Copy all of the material word for word, except for the pictures.

| Data entries |
★ ★ ★ ★ ★ ★ ★

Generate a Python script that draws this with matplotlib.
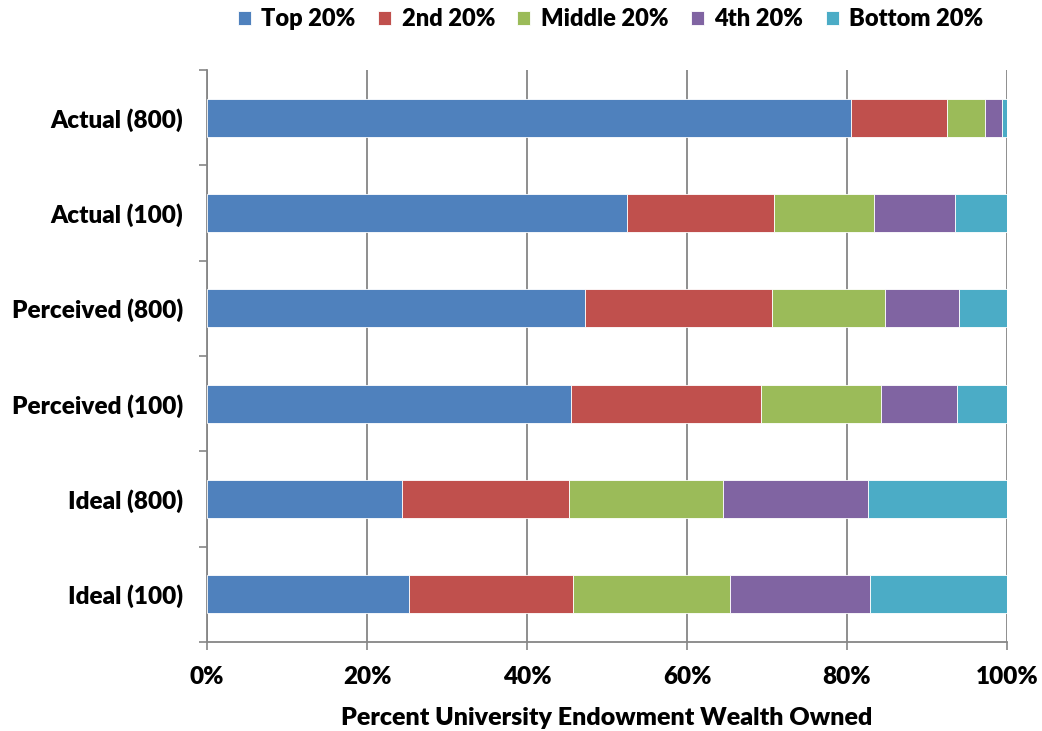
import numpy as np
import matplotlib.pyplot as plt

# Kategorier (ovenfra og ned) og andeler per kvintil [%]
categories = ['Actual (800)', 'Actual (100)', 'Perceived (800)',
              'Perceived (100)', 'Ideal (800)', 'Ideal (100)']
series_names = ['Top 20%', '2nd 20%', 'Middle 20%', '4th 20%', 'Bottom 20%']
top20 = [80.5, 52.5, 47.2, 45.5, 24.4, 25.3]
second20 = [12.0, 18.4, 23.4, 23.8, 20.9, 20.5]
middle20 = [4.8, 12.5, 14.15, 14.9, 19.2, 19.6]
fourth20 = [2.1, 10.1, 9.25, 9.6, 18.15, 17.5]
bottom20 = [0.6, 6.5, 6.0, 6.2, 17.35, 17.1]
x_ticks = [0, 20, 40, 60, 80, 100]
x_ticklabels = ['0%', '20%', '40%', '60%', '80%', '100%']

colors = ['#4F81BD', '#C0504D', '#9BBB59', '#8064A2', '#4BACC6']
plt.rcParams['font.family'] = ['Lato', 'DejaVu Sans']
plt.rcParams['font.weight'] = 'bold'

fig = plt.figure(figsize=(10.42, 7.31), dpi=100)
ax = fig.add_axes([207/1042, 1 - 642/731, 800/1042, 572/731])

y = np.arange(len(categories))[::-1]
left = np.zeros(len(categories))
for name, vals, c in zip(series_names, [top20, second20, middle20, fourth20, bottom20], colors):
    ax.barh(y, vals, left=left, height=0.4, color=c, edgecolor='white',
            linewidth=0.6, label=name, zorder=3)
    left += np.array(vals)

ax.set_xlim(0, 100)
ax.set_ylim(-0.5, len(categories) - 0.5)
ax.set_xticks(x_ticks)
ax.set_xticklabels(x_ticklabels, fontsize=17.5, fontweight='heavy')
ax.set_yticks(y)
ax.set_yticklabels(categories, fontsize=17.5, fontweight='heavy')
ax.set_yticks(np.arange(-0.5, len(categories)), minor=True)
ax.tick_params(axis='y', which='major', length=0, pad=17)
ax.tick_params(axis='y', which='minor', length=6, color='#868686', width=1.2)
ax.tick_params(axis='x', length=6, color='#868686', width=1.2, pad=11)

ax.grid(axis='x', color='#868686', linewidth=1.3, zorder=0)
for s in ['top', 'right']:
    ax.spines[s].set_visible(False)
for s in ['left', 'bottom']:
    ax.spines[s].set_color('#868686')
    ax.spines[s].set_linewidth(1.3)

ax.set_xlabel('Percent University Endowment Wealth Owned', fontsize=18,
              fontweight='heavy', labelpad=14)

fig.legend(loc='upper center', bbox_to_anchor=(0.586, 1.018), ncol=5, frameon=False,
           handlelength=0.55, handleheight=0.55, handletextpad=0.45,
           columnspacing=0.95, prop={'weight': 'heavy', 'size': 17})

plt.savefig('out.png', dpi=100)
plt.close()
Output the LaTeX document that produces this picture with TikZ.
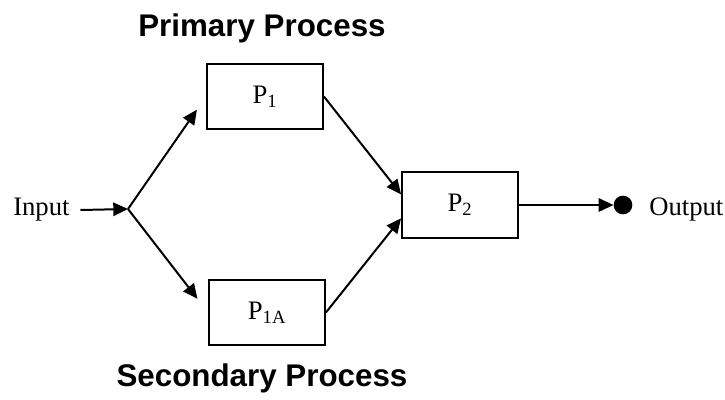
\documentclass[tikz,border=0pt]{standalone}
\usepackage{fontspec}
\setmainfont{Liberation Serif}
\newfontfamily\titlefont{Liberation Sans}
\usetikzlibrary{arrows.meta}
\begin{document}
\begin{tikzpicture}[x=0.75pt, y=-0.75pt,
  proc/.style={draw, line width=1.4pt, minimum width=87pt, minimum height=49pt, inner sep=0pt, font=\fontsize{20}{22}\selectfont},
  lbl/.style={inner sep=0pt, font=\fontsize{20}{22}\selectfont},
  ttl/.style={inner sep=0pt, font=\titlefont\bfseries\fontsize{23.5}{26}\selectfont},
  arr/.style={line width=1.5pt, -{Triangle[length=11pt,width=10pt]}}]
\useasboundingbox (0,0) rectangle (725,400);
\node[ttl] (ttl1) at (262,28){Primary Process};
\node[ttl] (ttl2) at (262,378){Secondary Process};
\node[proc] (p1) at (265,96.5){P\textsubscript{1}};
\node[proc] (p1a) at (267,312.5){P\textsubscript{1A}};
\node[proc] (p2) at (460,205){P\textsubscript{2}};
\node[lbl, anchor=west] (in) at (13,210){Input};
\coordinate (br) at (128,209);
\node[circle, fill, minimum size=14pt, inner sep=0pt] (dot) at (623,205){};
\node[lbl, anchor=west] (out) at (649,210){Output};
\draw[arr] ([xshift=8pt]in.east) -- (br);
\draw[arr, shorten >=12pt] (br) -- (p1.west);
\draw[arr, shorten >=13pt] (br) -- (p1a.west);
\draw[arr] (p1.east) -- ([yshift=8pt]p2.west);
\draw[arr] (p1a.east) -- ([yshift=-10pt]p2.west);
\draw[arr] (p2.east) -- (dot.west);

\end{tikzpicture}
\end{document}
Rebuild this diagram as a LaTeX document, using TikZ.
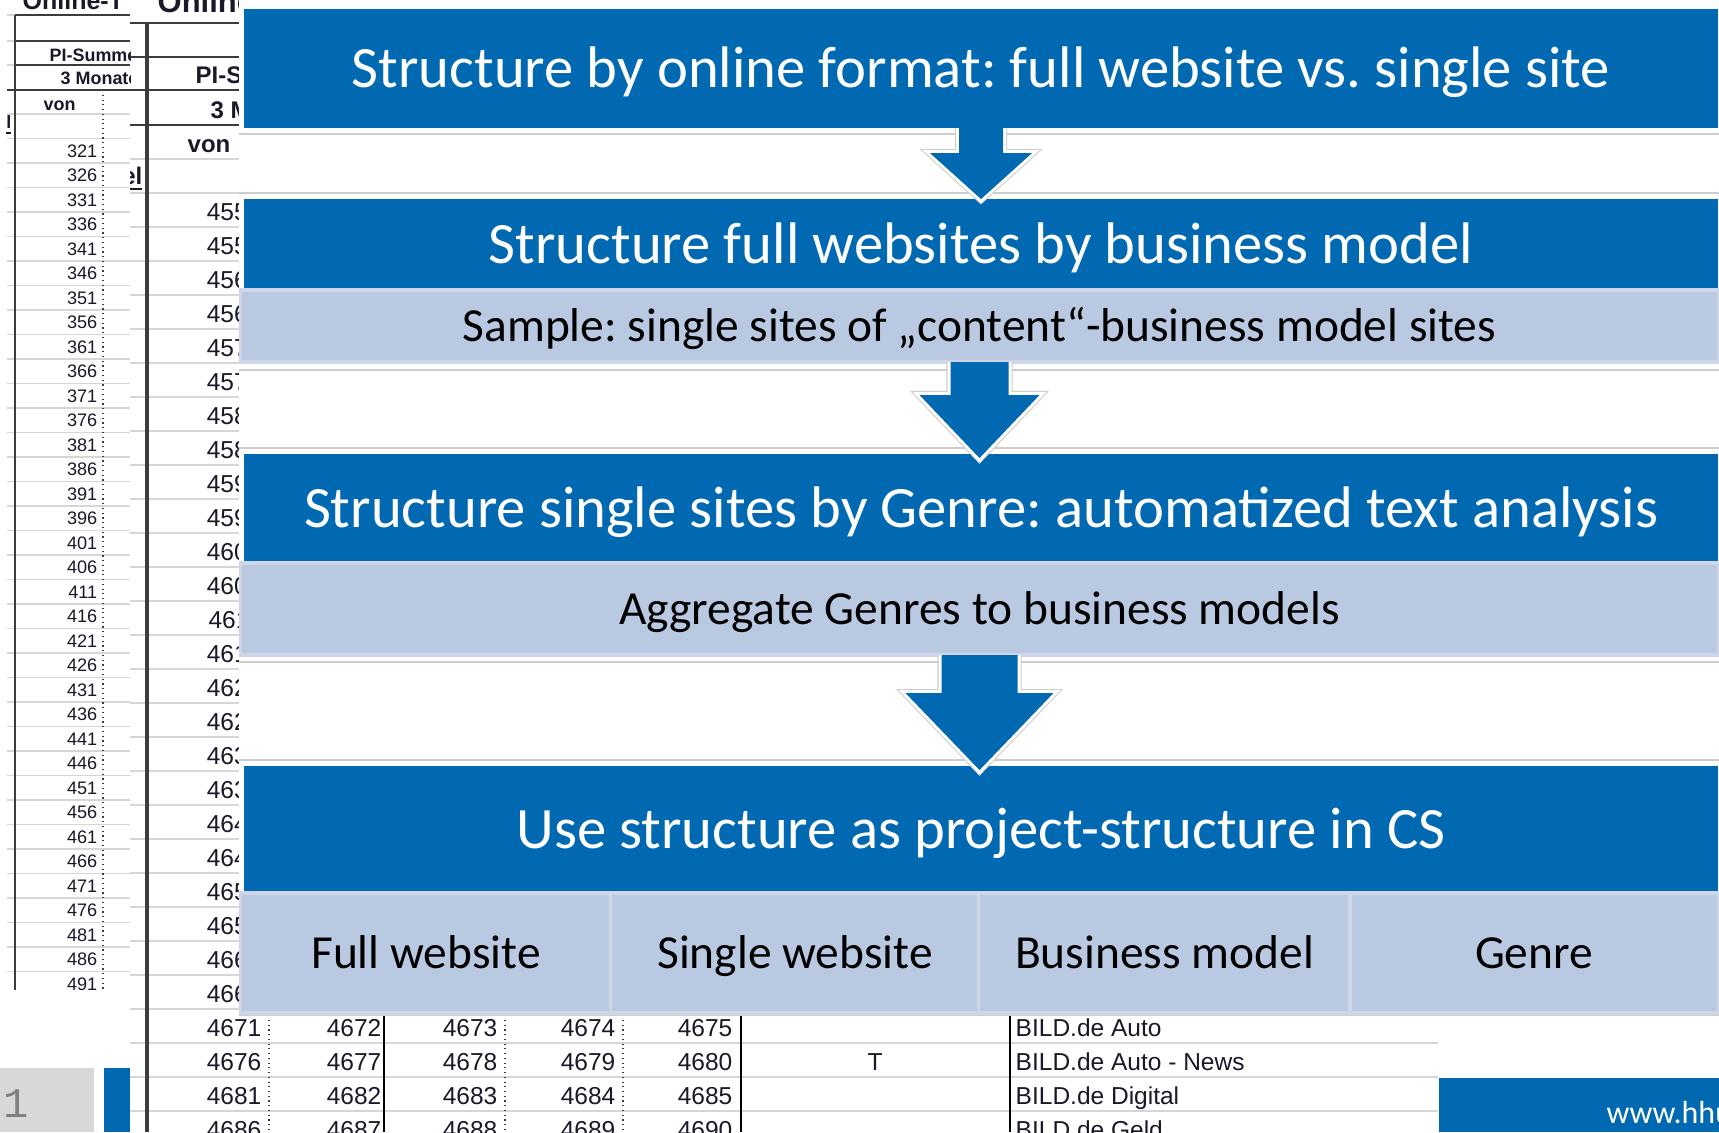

★ ★ ★ ★ ★ ★ ★

| Result below |
Generate a Python script that draws this with matplotlib.
import numpy as np
import matplotlib.pyplot as plt

# Kategorier (ovenfra og ned) og andeler per kvintil [%]
categories = ['Actual (800)', 'Actual (100)', 'Perceived (800)',
              'Perceived (100)', 'Ideal (800)', 'Ideal (100)']
series_names = ['Top 20%', '2nd 20%', 'Middle 20%', '4th 20%', 'Bottom 20%']
top20 = [80.5, 52.5, 47.2, 45.5, 24.4, 25.3]
second20 = [12.0, 18.4, 23.4, 23.8, 20.9, 20.5]
middle20 = [4.8, 12.5, 14.15, 14.9, 19.2, 19.6]
fourth20 = [2.1, 10.1, 9.25, 9.6, 18.15, 17.5]
bottom20 = [0.6, 6.5, 6.0, 6.2, 17.35, 17.1]
x_ticks = [0, 20, 40, 60, 80, 100]
x_ticklabels = ['0%', '20%', '40%', '60%', '80%', '100%']

colors = ['#4F81BD', '#C0504D', '#9BBB59', '#8064A2', '#4BACC6']
plt.rcParams['font.family'] = ['Lato', 'DejaVu Sans']
plt.rcParams['font.weight'] = 'bold'

fig = plt.figure(figsize=(10.42, 7.31), dpi=100)
ax = fig.add_axes([207/1042, 1 - 642/731, 800/1042, 572/731])

y = np.arange(len(categories))[::-1]
left = np.zeros(len(categories))
for name, vals, c in zip(series_names, [top20, second20, middle20, fourth20, bottom20], colors):
    ax.barh(y, vals, left=left, height=0.4, color=c, edgecolor='white',
            linewidth=0.6, label=name, zorder=3)
    left += np.array(vals)

ax.set_xlim(0, 100)
ax.set_ylim(-0.5, len(categories) - 0.5)
ax.set_xticks(x_ticks)
ax.set_xticklabels(x_ticklabels, fontsize=17.5, fontweight='heavy')
ax.set_yticks(y)
ax.set_yticklabels(categories, fontsize=17.5, fontweight='heavy')
ax.set_yticks(np.arange(-0.5, len(categories)), minor=True)
ax.tick_params(axis='y', which='major', length=0, pad=17)
ax.tick_params(axis='y', which='minor', length=6, color='#868686', width=1.2)
ax.tick_params(axis='x', length=6, color='#868686', width=1.2, pad=11)

ax.grid(axis='x', color='#868686', linewidth=1.3, zorder=0)
for s in ['top', 'right']:
    ax.spines[s].set_visible(False)
for s in ['left', 'bottom']:
    ax.spines[s].set_color('#868686')
    ax.spines[s].set_linewidth(1.3)

ax.set_xlabel('Percent University Endowment Wealth Owned', fontsize=18,
              fontweight='heavy', labelpad=14)

fig.legend(loc='upper center', bbox_to_anchor=(0.586, 1.018), ncol=5, frameon=False,
           handlelength=0.55, handleheight=0.55, handletextpad=0.45,
           columnspacing=0.95, prop={'weight': 'heavy', 'size': 17})

plt.savefig('out.png', dpi=100)
plt.close()
Output the LaTeX document that produces this picture with TikZ.
\documentclass[tikz,border=0pt]{standalone}
\usepackage{fontspec}
\setmainfont{Liberation Serif}
\newfontfamily\titlefont{Liberation Sans}
\usetikzlibrary{arrows.meta}
\begin{document}
\begin{tikzpicture}[x=0.75pt, y=-0.75pt,
  proc/.style={draw, line width=1.4pt, minimum width=87pt, minimum height=49pt, inner sep=0pt, font=\fontsize{20}{22}\selectfont},
  lbl/.style={inner sep=0pt, font=\fontsize{20}{22}\selectfont},
  ttl/.style={inner sep=0pt, font=\titlefont\bfseries\fontsize{23.5}{26}\selectfont},
  arr/.style={line width=1.5pt, -{Triangle[length=11pt,width=10pt]}}]
\useasboundingbox (0,0) rectangle (725,400);
\node[ttl] (ttl1) at (262,28){Primary Process};
\node[ttl] (ttl2) at (262,378){Secondary Process};
\node[proc] (p1) at (265,96.5){P\textsubscript{1}};
\node[proc] (p1a) at (267,312.5){P\textsubscript{1A}};
\node[proc] (p2) at (460,205){P\textsubscript{2}};
\node[lbl, anchor=west] (in) at (13,210){Input};
\coordinate (br) at (128,209);
\node[circle, fill, minimum size=14pt, inner sep=0pt] (dot) at (623,205){};
\node[lbl, anchor=west] (out) at (649,210){Output};
\draw[arr] ([xshift=8pt]in.east) -- (br);
\draw[arr, shorten >=12pt] (br) -- (p1.west);
\draw[arr, shorten >=13pt] (br) -- (p1a.west);
\draw[arr] (p1.east) -- ([yshift=8pt]p2.west);
\draw[arr] (p1a.east) -- ([yshift=-10pt]p2.west);
\draw[arr] (p2.east) -- (dot.west);

\end{tikzpicture}
\end{document}
Rebuild this diagram as a LaTeX document, using TikZ.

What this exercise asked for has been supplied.